After a tough opening post-lunch, Bell was on his way. As the rain came, both sides took Tea.

I doubt the Aussies had a coffee during the break.

Why?

BECAUSE COFFEE IS FOR CLOSERS!

In the 12 overs between the Tea break and the next rain break, everything changed.

Cook fell to the resilient Lyon. The steak knife could finally be turned.

Prior gone, Broad gone, Swann gone. The first two have apparently been identified as folk who ‘thrive’ on abuse. I’m no psychologist, but I’d wager that that also means that you don’t mind dishing it out.

As the rain once again fell, it seemed that we would all be back again tomorrow. The ABC commentary box said that ‘the pegs were in on the covers’ and Channel 9 said that ‘if the play starts again, please flick to GEM, but until then, it’s goodbye’.

Within 20 minutes, Twitter was telling me that play would be back on in 10 minutes. With the ABC commentary back on, I feverishly switched to GEM to get prepared for some more action.

And more action I got…in the form of John Wayne onboard the Chiku Shan in William A. Wellman’s ‘Blood Alley’.

As the ABC informed me that the players were on the field and ‘waiting for TV or something’, I was on the edge of my seat as the Chiku Shan triumphantly proceeded to Hong Kong Harbour with her refugees aboard and freed from the tyranny of Communism (Ref: Wikipedia (I had it on mute)).

With credits rolling and all pointers to an Australian victory covered, we were back at the Gabba. Although the TV execs may say they just wanted to look after the movie viewers, I would like to think they were just setting the scene by likening the triumph of the Chiki Shan to the one that our cricketers were about to experience.

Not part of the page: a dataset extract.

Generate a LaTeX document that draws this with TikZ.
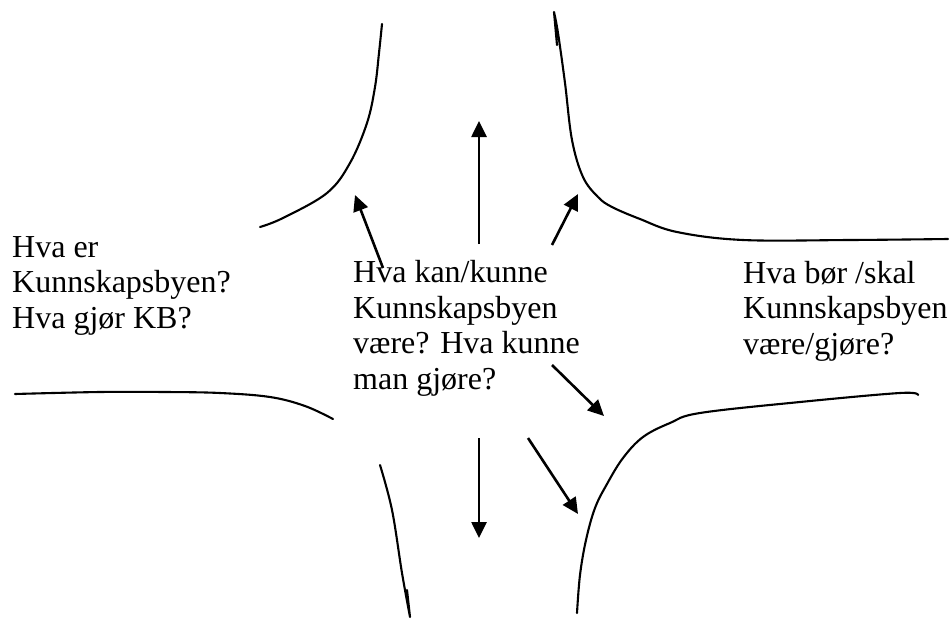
\documentclass[tikz,border=0pt]{standalone}
\usepackage{fontspec}
\setmainfont{Liberation Serif}
\usetikzlibrary{arrows.meta}
\begin{document}
\begin{tikzpicture}[x=1pt,y=-1pt,
  road/.style={line width=2.1pt,line cap=round,line join=round},
  pointer/.style={line width=2.6pt,-{Triangle[length=16pt,width=15pt]}},
  label/.style={anchor=base west,inner sep=0pt,align=left,
    font=\fontsize{32}{35.5}\selectfont}]
\useasboundingbox (0,0) rectangle (951,621);

% corner roads
\draw[road] plot[smooth,tension=0.6] coordinates
  {(260,227) (283,218) (327,193) (350,163) (367,123) (375,87) (379,53) (382,24)};
\draw[road] (557,45) -- (554,12) plot[smooth,tension=0.6] coordinates
  {(554,12) (558,33) (565,83) (572,140) (583,177) (598,197) (612,207)
   (640,219) (677,232) (743,240) (850,240) (948,239)};
\draw[road] plot[smooth,tension=0.6] coordinates
  {(15,394) (100,392) (165,392) (220,393) (270,397) (305,406) (333,419)};
\draw[road] plot[smooth,tension=0.6] coordinates
  {(380,465) (392,510) (402,573) (410,617)} -- (407,590);
\draw[road] plot[smooth,tension=0.6] coordinates
  {(577,613) (580,575) (586,540) (595,508) (607,484) (623,458) (643,437)
   (670,423) (700,413) (800,402) (900,393) (918,395)};

% text blocks (anchored at the baseline of their last line)
\node[label] (now) at (12,328) {Hva er\\Kunnskapsbyen?\\Hva gjør KB?};
\node[label] (could) at (353,389) {Hva kan/kunne\\Kunnskapsbyen\\være? Hva kunne\\man gjøre?};
\node[label] (should) at (743,354) {Hva bør /skal\\Kunnskapsbyen\\være/gjøre?};

% arrow ends
\coordinate (a1s) at (383,268); \coordinate (a1e) at (355,195);
\coordinate (a2s) at (479,244); \coordinate (a2e) at (479,121);
\coordinate (a3s) at (552,245); \coordinate (a3e) at (578,194);
\coordinate (a4s) at (552,365); \coordinate (a4e) at (604,416);
\coordinate (a5s) at (479,438); \coordinate (a5e) at (479,538);
\coordinate (a6s) at (528,438); \coordinate (a6e) at (578,514);

\draw[pointer] (a1s) -- (a1e);
\draw[pointer] (a2s) -- (a2e);
\draw[pointer] (a3s) -- (a3e);
\draw[pointer] (a4s) -- (a4e);
\draw[pointer] (a5s) -- (a5e);
\draw[pointer] (a6s) -- (a6e);
\end{tikzpicture}
\end{document}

Soon after, Tremlett was gone.

The only concern now was the shadows (Surrounding the Gabba pitch, not the British pop group whose hit ‘Shazam’ is apparently a regular on Drew Morphett’s iPod) and the removal of Jimmy Anderson.

With Anderson hanging around for longer than required, the Aussies were keen to give him some advice. Curiously, our newest test debutant and current captain in most forms of the game (yes, the same person) was leading the charge from short leg (you know, the spot where the first gamer fields).

Backing him up was the captain, who suggested to Anderson that Mitch Johnson was going to ‘break his f***g arm’.

Now, I’ve broken my arm. And it hurt. A lot.

But, to this point in my life, I’ve never been decapitated.

But given the many a bowler and fielder in all forms of cricket all around the world have told a batsman that they’ll ‘knock their head off’ at one stage or another, well, surely a limb here nor there is hardly worth talking about.

But it will be.

Soon after though, Johnson’s ball to Anderson popped up for a c&b and it was all over. The Aussies had finally closed. Two tough away series in India and England have seemingly hardened the side and whilst their records don’t stack up against their opponents, I’m hoping that passion and a baiting home crowd can wear down the tyrants.

Well done. Help yourselves to a coffee.

About Andrew Else

Andrew has self-reported to this site as a lifetime Essendon supporter. He also played local footy for Lara and Melbourne Uni Blacks.

Comments

  1. Loved the Glengarry Glen Ross reference AE (my god those initials are scarey). Both clever and appropriate.
    I didn’t hear the details of today’s sledging, but reading Warner’s comments about Trott and the poms doesn’t do it for me. If I wanted WWF I’d get Pay TV.
    But more importantly I see no reason to fire them up more with trash talk. I don’t relish the return fire if the Gabba is a flash in the pan.

  2. Malcolm Ashwood says

    Entertaining read , Andrew I missed the radio banter but the thought of , Drew singing that is scary ! Chris Sabburg becomes a name we all must remember for trivia nights !
    As a fellow ranga l like your sympathy towards our plight . Loved that Gary so clearly out bowled , Swann who also made a pair of ducks ! Good point on the irony of the test debutant being the leader in the other forms of the game and leading the sledging
    Spot on re the wah wah spat with , Anderson . we wait and see if we have opened up the mental scarring enough unfortunately the next test is in , Adalaide on a pitch square which is a bloody drop in and in shield games so far been terrible just so slow !
    Thanks Andrew

  3. John Butler says

    Andrew, you’ve inspired me to revisit GGR after many years. Excellent call.

    How many missed the actual conclusion of the game amidst all the broadcast to and fro?

    And what do we make of it all? I spent large parts of the weekend rubbing my eyes in disbelief.